Safe housing? An unnecessary burden on landlords

More and more UK families are living in rented accommodation, and while plenty of that is high quality housing, some unscrupulous landlords are more than happy to have tenants living in slum conditions. According to the Citizen’s Advice Bureau, 740,000 households in England live in privately rented homes that present a severe threat to tenants’ health. In total 16% of private rented accommodation was found to be physically unsafe. And people are paying £5.6bn a year to rent these properties, of which £1.3bn comes from taxpayers in the form of housing benefit.

At the moment it is very difficult for tenants to do anything about rogue landlords – a shortage of low cost accommodation makes it difficult to move house, and the legal options are complex and convoluted, not to mention out of reach to most individuals thanks to the new court fees. To help redress this, Labour MP Karen Buck proposed a bill which would require homes to be fit for human habitation.
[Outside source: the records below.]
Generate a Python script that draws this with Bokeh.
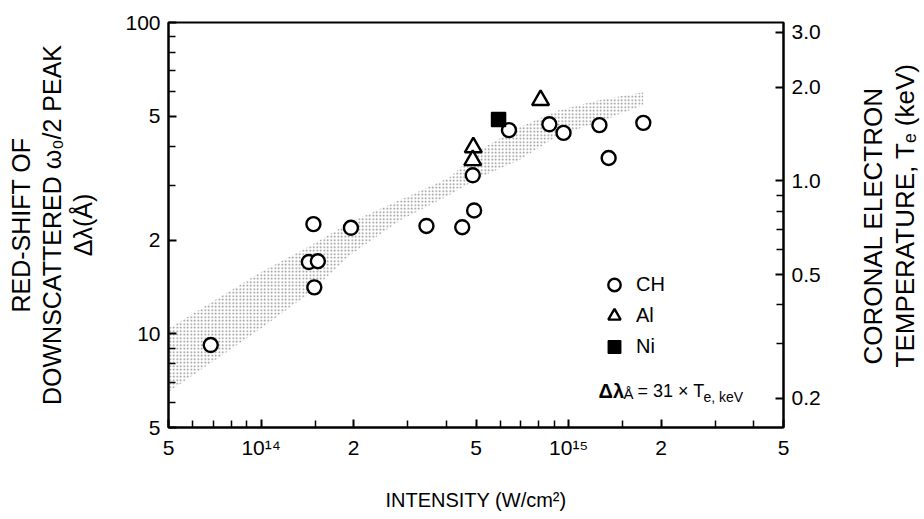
import math
from bokeh.plotting import figure
from bokeh.layouts import row
from bokeh.models import Range1d, LogScale, LogAxis, FixedTicker, Label, Legend, LegendItem
from bokeh.embed import file_html
from bokeh.resources import INLINE

# ---------------- data ----------------
# intensity (W/cm^2) and red-shift (Angstrom)
ch_x = [6.86e13, 1.43e14, 1.53e14, 1.49e14, 1.48e14, 1.96e14, 3.45e14, 4.51e14,
        4.93e14, 4.88e14, 6.40e14, 8.66e14, 9.63e14, 1.26e15, 1.35e15, 1.75e15]
ch_y = [9.2, 17.0, 17.1, 14.1, 22.5, 21.9, 22.2, 22.0,
        24.9, 32.3, 45.1, 47.1, 44.2, 46.8, 36.7, 47.6]
al_x = [4.90e14, 4.88e14, 8.11e14]
al_y = [39.7, 36.1, 56.3]
ni_x = [5.92e14]
ni_y = [48.8]

# shaded band (upper / lower edge)
band_x = [5.0e13, 1.0e14, 1.45e14, 1.95e14, 2.83e14, 4.1e14, 5.13e14, 6.9e14, 9.3e14, 1.25e15, 1.75e15]
band_hi = [10.4, 15.8, 19.2, 22.8, 26.9, 31.8, 38.9, 46.1, 52.3, 56.3, 59.7]
band_lo = [6.5, 10.4, 13.6, 17.9, 23.1, 27.9, 31.8, 36.1, 43.4, 47.8, 54.3]

# axes
x_ticks = [5e13, 1e14, 2e14, 5e14, 1e15, 2e15, 5e15]
x_tick_labels = ["5", "10\u00b9\u2074", "2", "5", "10\u00b9\u2075", "2", "5"]
x_minor = [6e13, 7e13, 8e13, 9e13, 1.5e14, 3e14, 4e14, 6e14, 7e14, 8e14, 9e14, 1.5e15, 3e15, 4e15]
y_ticks = [5, 10, 20, 50, 100]
y_tick_labels = ["5", "10", "2", "5", "100"]
y_minor = [6, 7, 8, 9, 30, 40, 60, 70, 80, 90]
te_ticks = [0.2, 0.5, 1.0, 2.0, 3.0]
te_tick_labels = ["0.2", "0.5", "1.0", "2.0", "3.0"]
te_minor = [0.3, 0.4, 0.6, 0.7, 0.8, 0.9]
RATIO = 31.0  # delta-lambda = 31 x Te(keV)
X_RANGE = (5e13, 5e15)
Y_RANGE = (5, 100)

x_title = "INTENSITY (W/cm\u00b2)"
y_title = "RED-SHIFT OF\nDOWNSCATTERED \u03c9\u2080/2 PEAK\n\u0394\u03bb(\u00c5)"
te_title_lines = ["CORONAL ELECTRON", "TEMPERATURE, T\u2091 (keV)"]
legend_labels = ["CH", "Al", "Ni"]

FONT = "Liberation Sans"
TICK_SIZE = "21px"

# ---------------- main figure ----------------
H = 519
W_MAIN, W_SIDE = 840, 84
L, R, T, B = 168, 57, 22, 92
FB = H - B  # frame bottom (pixels from top)
p = figure(width=W_MAIN, height=H, x_axis_type="log", y_axis_type="log",
           x_range=X_RANGE, y_range=Y_RANGE, output_backend="svg",
           toolbar_location=None, min_border_left=L, min_border_right=R,
           min_border_top=T, min_border_bottom=B)
p.grid.visible = False
p.outline_line_color = "black"
p.outline_line_width = 2
p.background_fill_color = "white"
p.border_fill_color = "white"

p.extra_y_ranges = {"te": Range1d(Y_RANGE[0] / RATIO, Y_RANGE[1] / RATIO)}
p.extra_y_scales = {"te": LogScale()}
right = LogAxis(y_range_name="te")
p.add_layout(right, "right")

xa = p.xaxis[0]
ya = p.yaxis[0]
xa.ticker = FixedTicker(ticks=x_ticks, minor_ticks=x_minor)
ya.ticker = FixedTicker(ticks=y_ticks, minor_ticks=y_minor)
right.ticker = FixedTicker(ticks=te_ticks, minor_ticks=te_minor)
xa.major_label_overrides = dict(zip(x_ticks, x_tick_labels))
ya.major_label_overrides = dict(zip(y_ticks, y_tick_labels))
right.major_label_overrides = dict(zip(te_ticks, te_tick_labels))

for ax in (xa, ya, right):
    ax.axis_line_width = 2
    ax.axis_line_color = "black"
    ax.major_tick_in = 8
    ax.major_tick_out = 0
    ax.minor_tick_in = 7
    ax.minor_tick_out = 0
    ax.major_tick_line_width = 2
    ax.minor_tick_line_width = 1.5
    ax.major_tick_line_color = "black"
    ax.minor_tick_line_color = "black"
    ax.major_label_text_font = FONT
    ax.major_label_text_font_size = TICK_SIZE
    ax.major_label_text_color = "black"
    ax.major_label_standoff = 8
    ax.axis_label_text_font = FONT
    ax.axis_label_text_font_style = "normal"
    ax.axis_label_text_color = "black"

xa.axis_label = x_title
xa.axis_label_text_font_size = "20px"
xa.axis_label_standoff = 27

ya.axis_label = y_title
ya.axis_label_text_font_size = "25px"
ya.axis_label_text_line_height = 1.12
ya.axis_label_standoff = 25

# band
p.patch(band_x + band_x[::-1], band_hi + band_lo[::-1],
        fill_color="white", fill_alpha=0.0, line_color=None,
        hatch_pattern="dot", hatch_color="#6a6a6a", hatch_scale=3.5, hatch_weight=1, hatch_alpha=0.8)

r_ch = p.scatter(ch_x, ch_y, marker="circle", size=14, line_color="black",
                 line_width=2.4, fill_color="white")
r_al = p.scatter(al_x, al_y, marker="triangle", size=17, line_color="black",
                 line_width=2.4, fill_color="white")
r_ni = p.scatter(ni_x, ni_y, marker="square", size=14, line_color="black",
                 line_width=1.5, fill_color="black")

legend = Legend(items=[LegendItem(label=legend_labels[0], renderers=[r_ch]),
                       LegendItem(label=legend_labels[1], renderers=[r_al]),
                       LegendItem(label=legend_labels[2], renderers=[r_ni])],
                location=(428, 65), orientation="vertical",
                glyph_width=36, glyph_height=31, label_height=31, spacing=0,
                padding=0, margin=0, label_standoff=4,
                border_line_alpha=0, background_fill_alpha=0,
                label_text_font=FONT, label_text_font_size="20px",
                label_text_color="black")
p.add_layout(legend)


def lab(fig, left, bottom, text, cx, cy, size, align="left", baseline="alphabetic",
        style="normal", angle=0.0):
    fig.add_layout(Label(x=cx - left, y=bottom - cy, x_units="screen", y_units="screen",
                         text=text, text_font=FONT, text_font_size=size,
                         text_font_style=style, text_color="black", angle=angle,
                         text_align=align, text_baseline=baseline))


# annotation inside the plot
lab(p, L, FB, "\u0394\u03bb", 598, 390, "20px", style="bold")
lab(p, L, FB, "\u00c5", 623, 393, "15px")
lab(p, L, FB, "= 31 \u00d7 T", 637, 390, "18px")
lab(p, L, FB, "e, keV", 703, 396, "14px")

# ---------------- right-hand title strip ----------------
pt = figure(width=W_SIDE, height=H, x_range=(0, 1), y_range=(0, 1),
            x_axis_type=None, y_axis_type=None, output_backend="svg",
            toolbar_location=None, min_border=0)
pt.grid.visible = False
pt.outline_line_color = None
pt.background_fill_color = "white"
pt.border_fill_color = "white"
# the strip's frame is aligned with the main frame (bottom at FB)
lab(pt, W_MAIN, FB, te_title_lines[0], 872, 364, "26px", baseline="middle", angle=math.pi / 2)
lab(pt, W_MAIN, FB, te_title_lines[1], 904, 367, "26px", baseline="middle", angle=math.pi / 2)

layout = row(p, pt, spacing=0)
open("out.html", "w").write(file_html(layout, INLINE))
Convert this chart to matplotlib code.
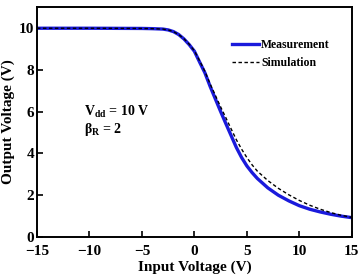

The response? Philip Davies, Tory MP and private landlord said that keeping a house fit for human occupation would be “a huge burden on landlords”.

Mr. Davies also said that “it is very difficult to keep tabs on all the things that are expected of you”. The Tory MP wants landlords to be able to invest their money in houses and simply take the profits from it without the troublesome burden of taking responsibility for providing a safe service. While other businesses should have an obligation to not put people in danger, ones that Tory MPs personally own should be exempt. Mwhahaha.